One possible interpretation of Connes's statement is that up to an isomorphism, there is a unique faithful indecomposable representation of any commutative von Neumann algebra on a Hilbert space.

Indeed, the category of von Neumann algebras is contravariantly equivalent to the category of compact strictly localizable enhanced measurable spaces.

After extracting an enhanced measurable space $$(X,M,N)$$ from a commutative von Neumann algebra $$A$$ in this manner, elements of $$A$$ can be identified with equivalence classes of bounded measurable functions on $$X$$ modulo equality almost everywhere.
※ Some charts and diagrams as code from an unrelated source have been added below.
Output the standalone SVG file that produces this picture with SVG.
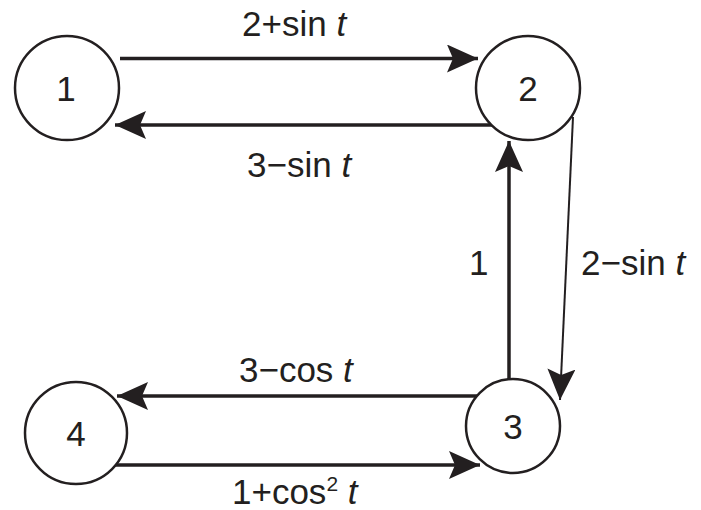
<svg xmlns="http://www.w3.org/2000/svg" width="701" height="510" viewBox="0 0 701 510">
<style>
.node{fill:#fff;stroke:#231f20;stroke-width:2.5}
.nl{font-family:"Liberation Sans",Arial,sans-serif;font-size:35px;fill:#231f20;text-anchor:middle}
.el{font-family:"Liberation Sans",Arial,sans-serif;font-size:35px;fill:#231f20}
.it{font-style:italic}
.e{stroke:#231f20;stroke-width:3.5;fill:none}
.thin{stroke:#231f20;stroke-width:2;fill:none}
</style>
<defs>
<marker id="ah" markerWidth="32" markerHeight="28" refX="31" refY="14" orient="auto" markerUnits="userSpaceOnUse">
<path d="M0,0 L31,14 L0,28 L6,14 Z" fill="#231f20"/>
</marker>
</defs>
<rect width="701" height="510" fill="#fff"/>
<g id="connectors">
<line class="e" x1="120" y1="58.5" x2="478" y2="58.5" marker-end="url(#ah)"/>
<line class="e" x1="493" y1="125" x2="115" y2="125" marker-end="url(#ah)"/>
<line class="e" x1="509" y1="380" x2="509" y2="141" marker-end="url(#ah)"/>
<line class="thin" x1="573" y1="117" x2="560" y2="400" marker-end="url(#ah)"/>
<line class="e" x1="478" y1="396" x2="117" y2="396" marker-end="url(#ah)"/>
<line class="e" x1="113" y1="465" x2="480" y2="465" marker-end="url(#ah)"/>
<text class="el" x="242" y="36">2+sin <tspan class="it">t</tspan></text>
<text class="el" x="247" y="177">3−sin <tspan class="it">t</tspan></text>
<text class="el" x="469" y="275">1</text>
<text class="el" x="581" y="275">2−sin <tspan class="it">t</tspan></text>
<text class="el" x="239" y="382">3−cos <tspan class="it">t</tspan></text>
<text class="el" x="232" y="504">1+cos<tspan font-size="21" dy="-13">2</tspan><tspan dy="13"> </tspan><tspan class="it">t</tspan></text>
</g>
<g id="node1"><circle class="node" cx="67" cy="88" r="52"/><text class="nl" x="66" y="101">1</text></g>
<g id="node2"><circle class="node" cx="528" cy="88" r="52"/><text class="nl" x="528" y="101">2</text></g>
<g id="node3"><circle class="node" cx="513" cy="426" r="47"/><text class="nl" x="513" y="439">3</text></g>
<g id="node4"><circle class="node" cx="76" cy="433" r="51"/><text class="nl" x="76" y="446">4</text></g>
</svg>
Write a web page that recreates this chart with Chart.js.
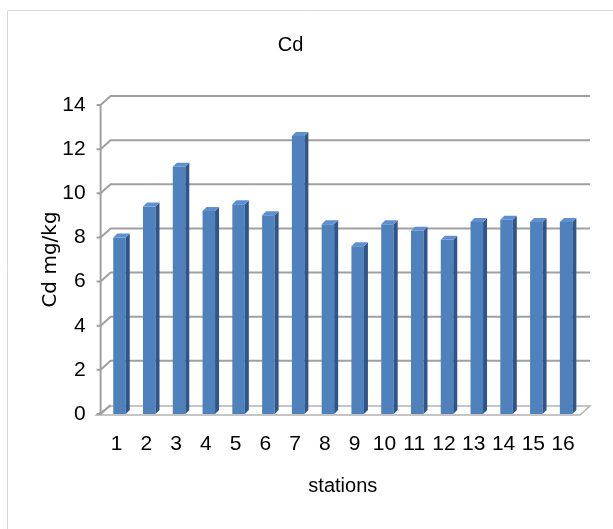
<!DOCTYPE html>
<html>
<head>
<meta charset="utf-8">
<script src="https://cdn.jsdelivr.net/npm/chart.js@4/dist/chart.umd.min.js"></script>
<style>
  html, body { margin: 0; padding: 0; background: #fff; }
  #wrap { width: 613px; height: 529px; }
</style>
</head>
<body>
<div id="wrap"><canvas id="chart" width="613" height="529"></canvas></div>
<script>
// stations and Cd values (mg/kg)
const stations = ['1', '2', '3', '4', '5', '6', '7', '8', '9', '10', '11', '12', '13', '14', '15', '16'];
const cdValues = [8.0, 9.4, 11.2, 9.2, 9.5, 9.0, 12.6, 8.6, 7.6, 8.6, 8.3, 7.9, 8.7, 8.8, 8.7, 8.7];
const yTicks = [0, 2, 4, 6, 8, 10, 12, 14];

const sans = "'Liberation Sans', Arial, sans-serif";

// excel-like 3d look: back wall gridlines, floor, side/top faces of the bars
const depth = { dx: 10, dy: 9 };
const barDepth = { dx: 4, dy: 4 };

const frame = {
  id: 'frame',
  beforeDraw(chart) {
    const ctx = chart.ctx;
    ctx.save();
    ctx.strokeStyle = '#d9d9d9';
    ctx.lineWidth = 1;
    ctx.beginPath();
    ctx.moveTo(7.5, 529);
    ctx.lineTo(7.5, 10.5);
    ctx.lineTo(613, 10.5);
    ctx.stroke();
    ctx.restore();
  },
  beforeDatasetsDraw(chart) {
    const ctx = chart.ctx;
    const area = chart.chartArea;
    const y = chart.scales.y;
    const axisX = area.left - 4;
    const right = area.right - 1;
    ctx.save();
    // floor
    const y0 = y.getPixelForValue(0) + 1;
    ctx.fillStyle = '#ffffff';
    ctx.strokeStyle = '#b3b3b3';
    ctx.lineWidth = 1.5;
    ctx.beginPath();
    ctx.moveTo(axisX - 4, y0);
    ctx.lineTo(axisX + depth.dx, y0 - depth.dy);
    ctx.lineTo(right + depth.dx, y0 - depth.dy);
    ctx.lineTo(right, y0);
    ctx.closePath();
    ctx.fill();
    ctx.stroke();
    // back wall gridlines
    ctx.strokeStyle = '#a0a0a0';
    ctx.lineWidth = 2;
    yTicks.forEach(v => {
      const py = y.getPixelForValue(v);
      ctx.beginPath();
      ctx.moveTo(axisX - 4, py);
      ctx.lineTo(axisX, py);
      ctx.lineTo(axisX + depth.dx, py - depth.dy);
      if (v > 0) ctx.lineTo(right + depth.dx, py - depth.dy);
      ctx.stroke();
    });
    // front axis line
    ctx.beginPath();
    ctx.moveTo(axisX, y.getPixelForValue(14));
    ctx.lineTo(axisX, y0);
    ctx.stroke();
    ctx.restore();
  },
  afterDatasetsDraw(chart) {
    const ctx = chart.ctx;
    const meta = chart.getDatasetMeta(0);
    ctx.save();
    meta.data.forEach(bar => {
      const p = bar.getProps(['x', 'y', 'base', 'width'], true);
      const l = p.x - p.width / 2;
      const r = p.x + p.width / 2;
      // side face
      ctx.fillStyle = '#30558a';
      ctx.beginPath();
      ctx.moveTo(r, p.y);
      ctx.lineTo(r + barDepth.dx, p.y - barDepth.dy);
      ctx.lineTo(r + barDepth.dx, p.base - barDepth.dy);
      ctx.lineTo(r, p.base);
      ctx.closePath();
      ctx.fill();
      // top face
      ctx.fillStyle = '#5e8fd0';
      ctx.beginPath();
      ctx.moveTo(l, p.y);
      ctx.lineTo(l + barDepth.dx, p.y - barDepth.dy);
      ctx.lineTo(r + barDepth.dx, p.y - barDepth.dy);
      ctx.lineTo(r, p.y);
      ctx.closePath();
      ctx.fill();
    });
    ctx.restore();
  }
};

new Chart(document.getElementById('chart'), {
  type: 'bar',
  data: {
    labels: stations,
    datasets: [{
      label: 'Cd',
      data: cdValues,
      backgroundColor: '#4f81bd',
      borderWidth: 0,
      barPercentage: 0.42,
      categoryPercentage: 1
    }]
  },
  options: {
    responsive: false,
    animation: false,
    layout: { padding: { left: 0, right: 32, top: 0, bottom: 0 } },
    plugins: {
      legend: { display: false },
      tooltip: { enabled: false },
      title: {
        display: true,
        text: 'Cd',
        color: '#000',
        font: { family: sans, size: 20, weight: 'normal' },
        padding: { top: 33, bottom: 48 }
      }
    },
    scales: {
      x: {
        grid: { display: false, drawTicks: false },
        border: { display: false },
        ticks: {
          color: '#000',
          font: { family: sans, size: 21 },
          padding: 18,
          labelOffset: -3,
          maxRotation: 0,
          autoSkip: false
        },
        title: {
          display: true,
          text: 'stations',
          color: '#000',
          font: { family: sans, size: 20 },
          padding: { top: 0, bottom: 31 }
        },
        afterFit(s) { s.height = 115; }
      },
      y: {
        min: 0,
        max: 14,
        grid: { display: false, drawTicks: false },
        border: { display: false },
        ticks: {
          stepSize: 2,
          color: '#000',
          font: { family: sans, size: 21 },
          padding: 19
        },
        title: {
          display: true,
          text: 'Cd mg/kg',
          color: '#000',
          font: { family: "'DejaVu Sans', sans-serif", size: 20 },
          padding: { top: 39, bottom: 0 }
        },
        afterFit(s) { s.width = 104.6; }
      }
    }
  },
  plugins: [frame]
});
</script>
</body>
</html>
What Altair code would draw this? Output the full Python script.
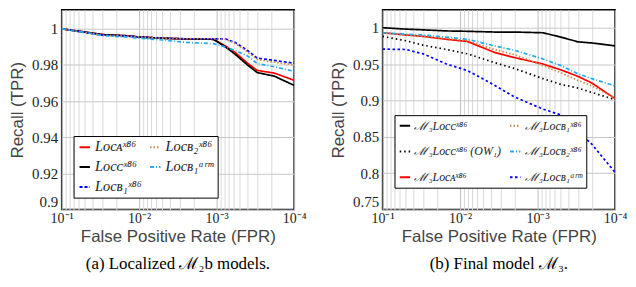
import json
import altair as alt
import pandas as pd

# ---------------- data ----------------
fpr_a = [1e-1, 5e-2, 3e-2, 1.5e-2, 1e-2, 5e-3, 2.5e-3, 1.1e-3, 7.7e-4, 5.8e-4, 4e-4, 3e-4, 1.8e-4, 1e-4]
a_loc_A = [1.0, 0.9982, 0.9968, 0.9962, 0.9955, 0.9948, 0.9944, 0.9942, 0.9905, 0.987, 0.981, 0.977, 0.9755, 0.9715]
a_loc_C = [1.0, 0.9982, 0.9968, 0.9962, 0.9955, 0.9948, 0.9944, 0.9942, 0.990, 0.986, 0.980, 0.9758, 0.9738, 0.9687]
a_loc_B1 = [1.0, 0.998, 0.9965, 0.996, 0.9955, 0.9948, 0.9945, 0.9945, 0.9944, 0.9925, 0.988, 0.9838, 0.9825, 0.981]
a_loc_B2 = [1.0, 0.998, 0.9965, 0.996, 0.9955, 0.9948, 0.9945, 0.9945, 0.9943, 0.992, 0.9872, 0.983, 0.9815, 0.980]
a_loc_B1_arm = [1.0, 0.998, 0.9963, 0.9955, 0.9948, 0.9938, 0.9925, 0.9918, 0.990, 0.988, 0.985, 0.9808, 0.979, 0.9765]

fpr_b = [1e-1, 5e-2, 3e-2, 1.5e-2, 8e-3, 3.6e-3, 2e-3, 8.5e-4, 5e-4, 3e-4, 2e-4, 1e-4]
b_C = [1.0, 0.998, 0.997, 0.9955, 0.995, 0.994, 0.994, 0.993, 0.987, 0.9805, 0.979, 0.975]
b_C_OW1 = [0.988, 0.982, 0.976, 0.970, 0.964, 0.952, 0.944, 0.930, 0.922, 0.917, 0.911, 0.901]
b_A = [0.993, 0.990, 0.988, 0.984, 0.981, 0.966, 0.959, 0.950, 0.942, 0.933, 0.924, 0.9025]
b_B1 = [0.993, 0.990, 0.988, 0.985, 0.982, 0.970, 0.963, 0.948, 0.938, 0.9275, 0.920, 0.903]
b_B2 = [0.993, 0.991, 0.990, 0.987, 0.984, 0.975, 0.969, 0.957, 0.948, 0.9365, 0.930, 0.920]
b_B1_arm = [0.9705, 0.970, 0.964, 0.950, 0.941, 0.921, 0.905, 0.888, 0.880, 0.857, 0.840, 0.801]

names_a = ["Locᴀˣ⁸⁶", "Locᴄˣ⁸⁶", "Locʙ₁ˣ⁸⁶", "Locʙ₂ˣ⁸⁶", "Locʙ₁ᵃʳᵐ"]
names_b = ["ℳ₃Locᴄˣ⁸⁶", "ℳ₃Locᴄˣ⁸⁶ (OW₁)", "ℳ₃Locᴀˣ⁸⁶", "ℳ₃Locʙ₁ˣ⁸⁶", "ℳ₃Locʙ₂ˣ⁸⁶", "ℳ₃Locʙ₁ᵃʳᵐ"]

x_tick_labels = ["10⁻¹", "10⁻²", "10⁻³", "10⁻⁴"]
y_ticks_a = [0.9, 0.92, 0.94, 0.96, 0.98, 1.0]
y_ticks_b = [0.75, 0.8, 0.85, 0.9, 0.95, 1.0]
caption_a = "(a) Localized ℳ₂b models."
caption_b = "(b) Final model ℳ₃."

# ---------------- styles ----------------
RED, BLACK, BLUE, ORANGE, CYAN = "#ff0000", "#000000", "#0000ff", "#cc8844", "#22aaee"
colors_a = [RED, BLACK, BLUE, ORANGE, CYAN]
dash_a = [[1, 0], [1, 0], [3, 2], [1.5, 2], [4, 2, 1, 2]]
colors_b = [BLACK, BLACK, RED, ORANGE, CYAN, BLUE]
dash_b = [[1, 0], [1.5, 3], [1, 0], [1.5, 2], [4, 2, 1, 2], [2.5, 2.5]]

SERIF = "Liberation Serif"
SANS = "Liberation Sans"
W, H = 234, 201

# x ticks: decades + minor
tick_vals = []
for d in range(1, 4):
    for k in range(10, 0, -1):
        if k == 10 and d > 1:
            continue
        tick_vals.append(float(f"{k}e-{d + 1}") if k < 10 else float(f"1e-{d}"))
tick_vals.append(1e-4)

dec_test = "abs(log(datum.value)/LN10 - round(log(datum.value)/LN10)) < 1e-6"
exp_idx = "round(-log(datum.value)/LN10) - 1"
label_expr = f"({dec_test}) ? {json.dumps(x_tick_labels, ensure_ascii=False)}[{exp_idx}] : ''"
grid_color = {"condition": {"test": dec_test, "value": "#bdbdbd"}, "value": "#d9d9d9"}


def long_df(fpr, series, names):
    rows = []
    for name, vals in zip(names, series):
        for f, v in zip(fpr, vals):
            rows.append({"fpr": f, "tpr": v, "model": name})
    return pd.DataFrame(rows)


def panel(df, names, colors, dashes, ydom, yticks, caption, fsize, rowpad, colpad, ly):
    legend = alt.Legend(
        title=None, orient="none", legendX=12, legendY=ly, columns=2,
        fillColor="white", strokeColor="black", padding=4,
        symbolType="stroke", symbolSize=110, symbolStrokeWidth=2,
        labelFont=SERIF, labelFontSize=fsize, labelFontStyle="italic", labelColor="#222",
        rowPadding=rowpad, columnPadding=colpad, labelLimit=200, labelOffset=3,
    )
    return alt.Chart(df, title=alt.Title(
        caption, orient="bottom", anchor="middle", font=SERIF, fontSize=17,
        fontWeight="normal", color="black", offset=12,
    )).mark_line(strokeWidth=1.7, clip=True).encode(
        x=alt.X("fpr:Q",
                scale=alt.Scale(type="log", domain=[0.1, 1e-4], nice=False),
                axis=alt.Axis(values=tick_vals, labelExpr=label_expr, grid=True,
                              gridColor=grid_color, gridWidth=1, ticks=False, domain=False,
                              labelOverlap=False, labelFlush=False, labelFont=SERIF,
                              labelFontSize=14, labelColor="#222", labelPadding=2,
                              title="False Positive Rate (FPR)", titleFont=SANS,
                              titleFontSize=17, titleFontWeight="normal", titleColor="#444",
                              titlePadding=3)),
        y=alt.Y("tpr:Q",
                scale=alt.Scale(domain=ydom, nice=False, zero=False),
                axis=alt.Axis(values=yticks, format=".2~f", grid=True, gridColor="#c8c8c8",
                              ticks=False, domain=False, labelFont=SERIF, labelFontSize=15,
                              labelColor="#222", labelPadding=4, labelFlush=True,
                              title="Recall (TPR)", titleFont=SANS, titleFontSize=17,
                              titleFontWeight="normal", titleColor="#444", titlePadding=5)),
        color=alt.Color("model:N", scale=alt.Scale(domain=names, range=colors), legend=legend),
        strokeDash=alt.StrokeDash("model:N", scale=alt.Scale(domain=names, range=dashes), legend=legend),
        order=alt.Order("fpr:Q", sort="descending"),
    ).properties(width=W, height=H)


df_a = long_df(fpr_a, [a_loc_A, a_loc_C, a_loc_B1, a_loc_B2, a_loc_B1_arm], names_a)
df_b = long_df(fpr_b, [b_C, b_C_OW1, b_A, b_B1, b_B2, b_B1_arm], names_b)

pa = panel(df_a, names_a, colors_a, dash_a, [0.9, 1.0105], y_ticks_a, caption_a, 14.5, 5, 4, 127)
pb = panel(df_b, names_b, colors_b, dash_b, [0.75, 1.0245], y_ticks_b, caption_b, 12, 13, 4, 106)

chart = alt.hconcat(pa, pb, spacing=22).resolve_scale(
    color="independent", strokeDash="independent"
).properties(padding=0).configure_view(stroke="black", strokeWidth=1.5)

chart.save("out.html", embed_options={"renderer": "svg", "actions": False})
We can now easily describe isomorphism classes of representations of $$A$$ on a Hilbert space. Such an isomorphism class is specified by partitioning $$X$$ into almost disjoint (up to a negligible set) nonnegligible measurable subsets $$\{X_i\}_{i∈I}$$, and assigning a distinct cardinal number $$a_i$$ to each element of the partition. The corresponding Hilbert space is $$\bigoplus_{i∈I} {\rm L}^2(X_i,M_{X_i},N_{X_i})⊗{\bf C}^{a_i}$$ and $$A$$ acts on each summand by restricting the corresponding bounded measurable function on $$X$$ to $$X_i$$ and then acting via multiplication on the corresponding $${\rm L}^2$$-space. Here $${\bf C}^{a_i}$$ denotes any complex Hilbert space of dimension $$a_i$$.

Such a representation is faithful if $$a_i≥1$$ for all $$i$$. It is indecomposable if $$a_i≤1$$ for all $$i$$. Thus, a faithful indecomposable representation must have $$a_i=1$$ for all $$i$$, and there is a unique such a representation, namely $${\rm L}^2(X,M,N)$$, also known as the Haagerup standard from of $$A$$.

The point of all this is that although the (abstract) commutative von Neumann algebra appears to know nothing about an enhanced measurable space or its $${\rm L}^2$$-space, all this data can be reconstructed in a unique manner, i.e., it is unique up to a unique isomorphism.

If, furthermore, we know the Dirac operator, we can proceed to refine $$X$$ to a smooth manifold, as described by Connes.